==== GIVEN INFORMATION ====

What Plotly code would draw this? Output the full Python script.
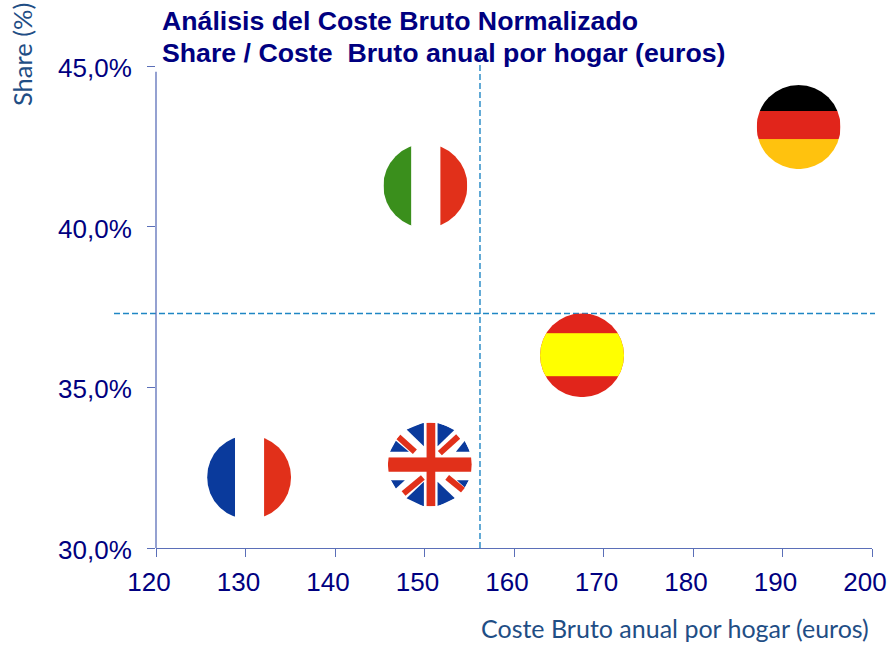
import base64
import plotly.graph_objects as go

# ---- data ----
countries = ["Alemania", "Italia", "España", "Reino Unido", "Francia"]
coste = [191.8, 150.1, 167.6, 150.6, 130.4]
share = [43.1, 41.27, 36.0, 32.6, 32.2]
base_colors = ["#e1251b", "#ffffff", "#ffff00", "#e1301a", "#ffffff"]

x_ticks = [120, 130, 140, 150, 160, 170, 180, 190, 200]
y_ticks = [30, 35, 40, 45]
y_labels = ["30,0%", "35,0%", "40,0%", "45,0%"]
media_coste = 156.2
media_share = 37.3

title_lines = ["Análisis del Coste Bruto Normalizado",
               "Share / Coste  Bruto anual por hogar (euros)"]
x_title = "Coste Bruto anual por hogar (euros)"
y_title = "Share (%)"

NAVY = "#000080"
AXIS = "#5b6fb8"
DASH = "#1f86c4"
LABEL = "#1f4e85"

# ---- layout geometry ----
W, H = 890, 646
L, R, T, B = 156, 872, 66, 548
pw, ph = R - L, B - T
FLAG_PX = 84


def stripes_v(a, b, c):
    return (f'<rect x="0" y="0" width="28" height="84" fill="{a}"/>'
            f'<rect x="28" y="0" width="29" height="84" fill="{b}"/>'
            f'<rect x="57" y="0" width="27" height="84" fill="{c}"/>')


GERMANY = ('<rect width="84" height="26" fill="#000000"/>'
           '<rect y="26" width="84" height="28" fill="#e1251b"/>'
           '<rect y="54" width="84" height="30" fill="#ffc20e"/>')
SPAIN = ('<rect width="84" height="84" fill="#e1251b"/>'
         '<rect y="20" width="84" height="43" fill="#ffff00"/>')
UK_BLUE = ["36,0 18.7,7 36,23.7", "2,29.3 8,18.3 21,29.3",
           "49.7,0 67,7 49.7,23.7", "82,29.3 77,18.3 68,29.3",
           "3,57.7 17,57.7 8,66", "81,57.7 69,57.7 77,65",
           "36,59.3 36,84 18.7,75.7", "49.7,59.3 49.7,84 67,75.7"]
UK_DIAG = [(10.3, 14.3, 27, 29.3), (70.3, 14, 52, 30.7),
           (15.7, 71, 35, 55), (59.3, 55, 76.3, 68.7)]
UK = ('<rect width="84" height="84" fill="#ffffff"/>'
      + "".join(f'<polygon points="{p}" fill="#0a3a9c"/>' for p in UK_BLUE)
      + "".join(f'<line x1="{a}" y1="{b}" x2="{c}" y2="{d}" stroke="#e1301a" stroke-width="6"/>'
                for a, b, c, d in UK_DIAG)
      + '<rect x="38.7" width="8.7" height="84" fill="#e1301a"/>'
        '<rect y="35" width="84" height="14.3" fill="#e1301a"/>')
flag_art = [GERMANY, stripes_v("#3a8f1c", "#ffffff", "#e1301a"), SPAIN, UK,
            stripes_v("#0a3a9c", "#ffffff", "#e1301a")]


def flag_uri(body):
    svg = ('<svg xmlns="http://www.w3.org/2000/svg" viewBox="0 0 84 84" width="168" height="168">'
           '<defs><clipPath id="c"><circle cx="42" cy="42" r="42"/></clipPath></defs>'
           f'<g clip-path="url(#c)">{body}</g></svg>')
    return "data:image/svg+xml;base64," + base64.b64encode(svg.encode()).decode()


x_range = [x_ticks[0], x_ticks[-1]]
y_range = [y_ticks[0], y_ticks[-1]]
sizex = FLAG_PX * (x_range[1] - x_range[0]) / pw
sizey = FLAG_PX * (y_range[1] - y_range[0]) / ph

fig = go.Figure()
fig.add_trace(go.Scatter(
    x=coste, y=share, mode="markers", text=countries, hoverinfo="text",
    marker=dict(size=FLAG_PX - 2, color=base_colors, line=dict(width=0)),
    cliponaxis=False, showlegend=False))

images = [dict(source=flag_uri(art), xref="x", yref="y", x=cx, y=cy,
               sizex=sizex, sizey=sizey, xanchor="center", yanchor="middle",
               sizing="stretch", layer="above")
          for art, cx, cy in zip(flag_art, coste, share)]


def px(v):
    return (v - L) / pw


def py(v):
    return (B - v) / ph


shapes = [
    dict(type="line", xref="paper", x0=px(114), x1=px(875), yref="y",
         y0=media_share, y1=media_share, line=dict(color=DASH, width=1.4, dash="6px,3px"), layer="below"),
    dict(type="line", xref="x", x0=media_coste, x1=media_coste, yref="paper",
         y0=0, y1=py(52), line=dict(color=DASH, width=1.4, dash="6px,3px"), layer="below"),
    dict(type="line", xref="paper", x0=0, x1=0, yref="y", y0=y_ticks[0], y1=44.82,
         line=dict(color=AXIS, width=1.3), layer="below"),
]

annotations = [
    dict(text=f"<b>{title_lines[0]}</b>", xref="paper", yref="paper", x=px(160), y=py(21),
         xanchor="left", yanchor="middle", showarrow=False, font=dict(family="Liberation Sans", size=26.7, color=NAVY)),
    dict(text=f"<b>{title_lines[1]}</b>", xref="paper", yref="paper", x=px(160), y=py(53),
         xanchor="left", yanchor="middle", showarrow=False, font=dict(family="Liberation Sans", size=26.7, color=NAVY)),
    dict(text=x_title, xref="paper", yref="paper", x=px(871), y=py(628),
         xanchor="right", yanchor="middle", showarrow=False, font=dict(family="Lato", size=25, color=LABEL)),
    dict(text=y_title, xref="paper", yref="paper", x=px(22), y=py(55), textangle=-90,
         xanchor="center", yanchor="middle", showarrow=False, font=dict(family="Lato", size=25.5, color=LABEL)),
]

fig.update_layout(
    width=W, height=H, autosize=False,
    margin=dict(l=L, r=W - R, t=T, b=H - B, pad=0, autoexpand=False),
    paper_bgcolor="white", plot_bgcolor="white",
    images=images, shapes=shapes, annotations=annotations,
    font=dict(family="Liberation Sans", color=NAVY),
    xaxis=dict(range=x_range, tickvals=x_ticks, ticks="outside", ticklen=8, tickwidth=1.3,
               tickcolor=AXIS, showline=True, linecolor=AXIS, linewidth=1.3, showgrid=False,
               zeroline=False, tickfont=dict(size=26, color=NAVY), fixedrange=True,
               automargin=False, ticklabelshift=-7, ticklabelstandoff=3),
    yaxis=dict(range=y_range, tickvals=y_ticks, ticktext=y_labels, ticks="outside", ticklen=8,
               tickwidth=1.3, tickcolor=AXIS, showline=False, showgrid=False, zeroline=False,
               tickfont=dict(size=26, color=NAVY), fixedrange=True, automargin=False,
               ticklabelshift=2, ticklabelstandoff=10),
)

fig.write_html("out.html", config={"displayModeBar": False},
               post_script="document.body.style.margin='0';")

====

■ REQUIREMENTS: Leave out the pictures and output the rest of the material exactly as written.

■ RESULT:
What Plotly code would draw this? Output the full Python script.
import base64
import plotly.graph_objects as go

# ---- data ----
countries = ["Alemania", "Italia", "España", "Reino Unido", "Francia"]
coste = [191.8, 150.1, 167.6, 150.6, 130.4]
share = [43.1, 41.27, 36.0, 32.6, 32.2]
base_colors = ["#e1251b", "#ffffff", "#ffff00", "#e1301a", "#ffffff"]

x_ticks = [120, 130, 140, 150, 160, 170, 180, 190, 200]
y_ticks = [30, 35, 40, 45]
y_labels = ["30,0%", "35,0%", "40,0%", "45,0%"]
media_coste = 156.2
media_share = 37.3

title_lines = ["Análisis del Coste Bruto Normalizado",
               "Share / Coste  Bruto anual por hogar (euros)"]
x_title = "Coste Bruto anual por hogar (euros)"
y_title = "Share (%)"

NAVY = "#000080"
AXIS = "#5b6fb8"
DASH = "#1f86c4"
LABEL = "#1f4e85"

# ---- layout geometry ----
W, H = 890, 646
L, R, T, B = 156, 872, 66, 548
pw, ph = R - L, B - T
FLAG_PX = 84


def stripes_v(a, b, c):
    return (f'<rect x="0" y="0" width="28" height="84" fill="{a}"/>'
            f'<rect x="28" y="0" width="29" height="84" fill="{b}"/>'
            f'<rect x="57" y="0" width="27" height="84" fill="{c}"/>')


GERMANY = ('<rect width="84" height="26" fill="#000000"/>'
           '<rect y="26" width="84" height="28" fill="#e1251b"/>'
           '<rect y="54" width="84" height="30" fill="#ffc20e"/>')
SPAIN = ('<rect width="84" height="84" fill="#e1251b"/>'
         '<rect y="20" width="84" height="43" fill="#ffff00"/>')
UK_BLUE = ["36,0 18.7,7 36,23.7", "2,29.3 8,18.3 21,29.3",
           "49.7,0 67,7 49.7,23.7", "82,29.3 77,18.3 68,29.3",
           "3,57.7 17,57.7 8,66", "81,57.7 69,57.7 77,65",
           "36,59.3 36,84 18.7,75.7", "49.7,59.3 49.7,84 67,75.7"]
UK_DIAG = [(10.3, 14.3, 27, 29.3), (70.3, 14, 52, 30.7),
           (15.7, 71, 35, 55), (59.3, 55, 76.3, 68.7)]
UK = ('<rect width="84" height="84" fill="#ffffff"/>'
      + "".join(f'<polygon points="{p}" fill="#0a3a9c"/>' for p in UK_BLUE)
      + "".join(f'<line x1="{a}" y1="{b}" x2="{c}" y2="{d}" stroke="#e1301a" stroke-width="6"/>'
                for a, b, c, d in UK_DIAG)
      + '<rect x="38.7" width="8.7" height="84" fill="#e1301a"/>'
        '<rect y="35" width="84" height="14.3" fill="#e1301a"/>')
flag_art = [GERMANY, stripes_v("#3a8f1c", "#ffffff", "#e1301a"), SPAIN, UK,
            stripes_v("#0a3a9c", "#ffffff", "#e1301a")]


def flag_uri(body):
    svg = ('<svg xmlns="http://www.w3.org/2000/svg" viewBox="0 0 84 84" width="168" height="168">'
           '<defs><clipPath id="c"><circle cx="42" cy="42" r="42"/></clipPath></defs>'
           f'<g clip-path="url(#c)">{body}</g></svg>')
    return "data:image/svg+xml;base64," + base64.b64encode(svg.encode()).decode()


x_range = [x_ticks[0], x_ticks[-1]]
y_range = [y_ticks[0], y_ticks[-1]]
sizex = FLAG_PX * (x_range[1] - x_range[0]) / pw
sizey = FLAG_PX * (y_range[1] - y_range[0]) / ph

fig = go.Figure()
fig.add_trace(go.Scatter(
    x=coste, y=share, mode="markers", text=countries, hoverinfo="text",
    marker=dict(size=FLAG_PX - 2, color=base_colors, line=dict(width=0)),
    cliponaxis=False, showlegend=False))

images = [dict(source=flag_uri(art), xref="x", yref="y", x=cx, y=cy,
               sizex=sizex, sizey=sizey, xanchor="center", yanchor="middle",
               sizing="stretch", layer="above")
          for art, cx, cy in zip(flag_art, coste, share)]


def px(v):
    return (v - L) / pw


def py(v):
    return (B - v) / ph


shapes = [
    dict(type="line", xref="paper", x0=px(114), x1=px(875), yref="y",
         y0=media_share, y1=media_share, line=dict(color=DASH, width=1.4, dash="6px,3px"), layer="below"),
    dict(type="line", xref="x", x0=media_coste, x1=media_coste, yref="paper",
         y0=0, y1=py(52), line=dict(color=DASH, width=1.4, dash="6px,3px"), layer="below"),
    dict(type="line", xref="paper", x0=0, x1=0, yref="y", y0=y_ticks[0], y1=44.82,
         line=dict(color=AXIS, width=1.3), layer="below"),
]

annotations = [
    dict(text=f"<b>{title_lines[0]}</b>", xref="paper", yref="paper", x=px(160), y=py(21),
         xanchor="left", yanchor="middle", showarrow=False, font=dict(family="Liberation Sans", size=26.7, color=NAVY)),
    dict(text=f"<b>{title_lines[1]}</b>", xref="paper", yref="paper", x=px(160), y=py(53),
         xanchor="left", yanchor="middle", showarrow=False, font=dict(family="Liberation Sans", size=26.7, color=NAVY)),
    dict(text=x_title, xref="paper", yref="paper", x=px(871), y=py(628),
         xanchor="right", yanchor="middle", showarrow=False, font=dict(family="Lato", size=25, color=LABEL)),
    dict(text=y_title, xref="paper", yref="paper", x=px(22), y=py(55), textangle=-90,
         xanchor="center", yanchor="middle", showarrow=False, font=dict(family="Lato", size=25.5, color=LABEL)),
]

fig.update_layout(
    width=W, height=H, autosize=False,
    margin=dict(l=L, r=W - R, t=T, b=H - B, pad=0, autoexpand=False),
    paper_bgcolor="white", plot_bgcolor="white",
    images=images, shapes=shapes, annotations=annotations,
    font=dict(family="Liberation Sans", color=NAVY),
    xaxis=dict(range=x_range, tickvals=x_ticks, ticks="outside", ticklen=8, tickwidth=1.3,
               tickcolor=AXIS, showline=True, linecolor=AXIS, linewidth=1.3, showgrid=False,
               zeroline=False, tickfont=dict(size=26, color=NAVY), fixedrange=True,
               automargin=False, ticklabelshift=-7, ticklabelstandoff=3),
    yaxis=dict(range=y_range, tickvals=y_ticks, ticktext=y_labels, ticks="outside", ticklen=8,
               tickwidth=1.3, tickcolor=AXIS, showline=False, showgrid=False, zeroline=False,
               tickfont=dict(size=26, color=NAVY), fixedrange=True, automargin=False,
               ticklabelshift=2, ticklabelstandoff=10),
)

fig.write_html("out.html", config={"displayModeBar": False},
               post_script="document.body.style.margin='0';")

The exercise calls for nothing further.